I'm running a script in SQL Server that calculates quantiles and a few other "custom" metrics in chunks via rxDataStep.
DECLARE @Rscript nvarchar(max) = N'
library("data.table")
connStr <- "Driver={ODBC Driver 13 for SQL Server};Server=TOMAZK\MSSQLSERVER2017;Database=AdventureWorks;Trusted_Connection=Yes"
query <- "SELECT [LOTNAME] --varchar
,[WAFERNUMBER] --varchar
,[SLOT]--varchar
,[RECIPE] --varchar
,[MODULENAME] --varchar
,[LOT_START] --datetime
,[STEP_IN] --datetime
,[STEPNAME] --varchar
,[MVName] AS MVNAME --varchar
,[MaxVal] --FLOAT
,[WAFERNAME]--varchar
,[SOURCE] FROM dbo.TABLE
outTabName <- "STAGE_TABLE"
quant_func <- function(data){
setDT(data)
data[,.(Q1 = quantile(MaxVal, 0.25), Q3 = quantile(MaxVal, 0.75), MEDIANVAL = quantile(MaxVal, 0.50), IQR = quantile(MaxVal, 0.75)-quantile(MaxVal, 0.25),ROBUST_SIGMA = (quantile(MaxVal, 0.75)-quantile(MaxVal, 0.25))/1.35,MAX_STEP_IN = max(STEP_IN)), .(LOTNAME, STEPNAME, WAFERNUMBER, WAFERNAME,LOT_START,RECIPE,MVNAME,SOURCE,MODULENAME)]};
inTabDS <- RxSqlServerData(sqlQuery = query, connectionString =connStr)
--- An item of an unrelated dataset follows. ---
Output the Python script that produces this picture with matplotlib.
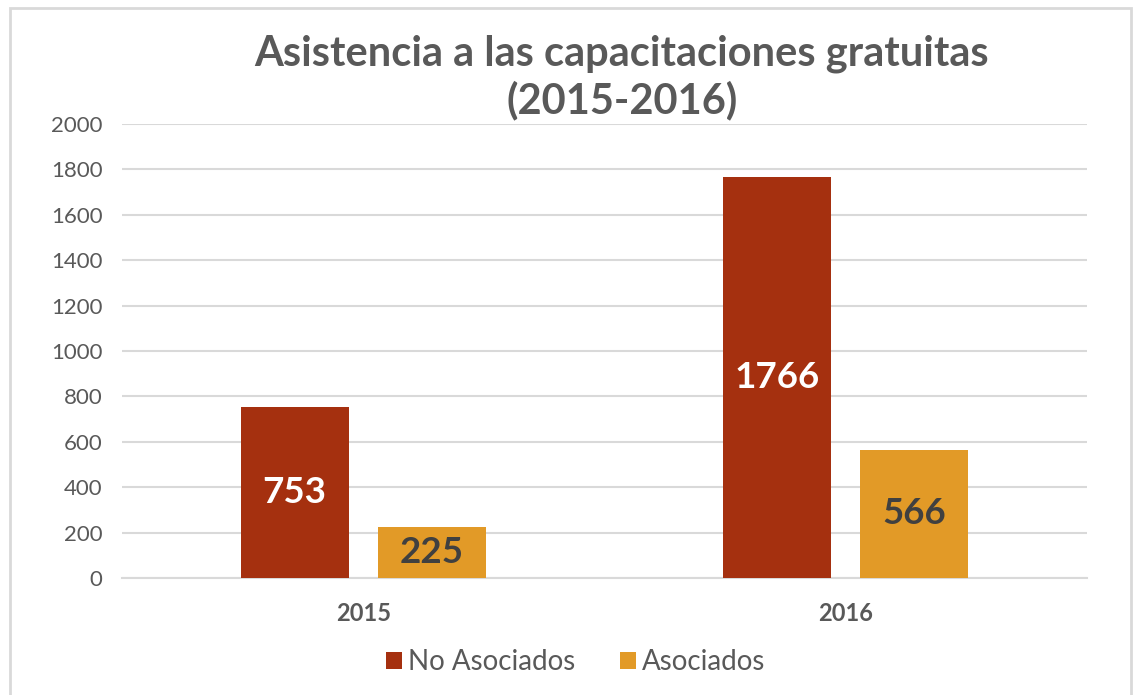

outTabDS <- RxSqlServerData(table = outTabName, connectionString = connStr)
rxDataStep(inData = inTabDS, outFile = outTabDS, maxRowsByCols = NULL, rowsPerRead = 500000, transformFunc = quant_func, transformPackages ="data.table", overwrite = TRUE)'
EXEC sp_execute_external_script @language = N'R'
, @script = @Rscript
WITH result sets none;
GO
For some reason I keep getting more than 1 "STEP_IN" value after the summary instead of getting the MAX value in each group as intended. I believe that it is so because the way rxDataStep works "chunking" data while processing. I'm under the impression that the solution lies somewhere in my transformFunc (quant_func), perhaps missing a for loop to accurately select the max(STEP_IN) despite the chunking but I'm not sure how to implement that... Any help is greatly appreciated.
PS1: I'm using rxDataStep because there's over 1 billion rows to read, so it wouldn't fit in memory otherwise.
PS2: I'm using data.table library because so far has the best performance when compared to base r and/or dplyr for example.
UPDATE: My code works just fine when the number of rows in the input data is <= the rowsPerRead(500000) value I set in rxDataStep. So it's clear that the problem is with the chunking then. Just need to know how to handle that behavior in my TransformFunc.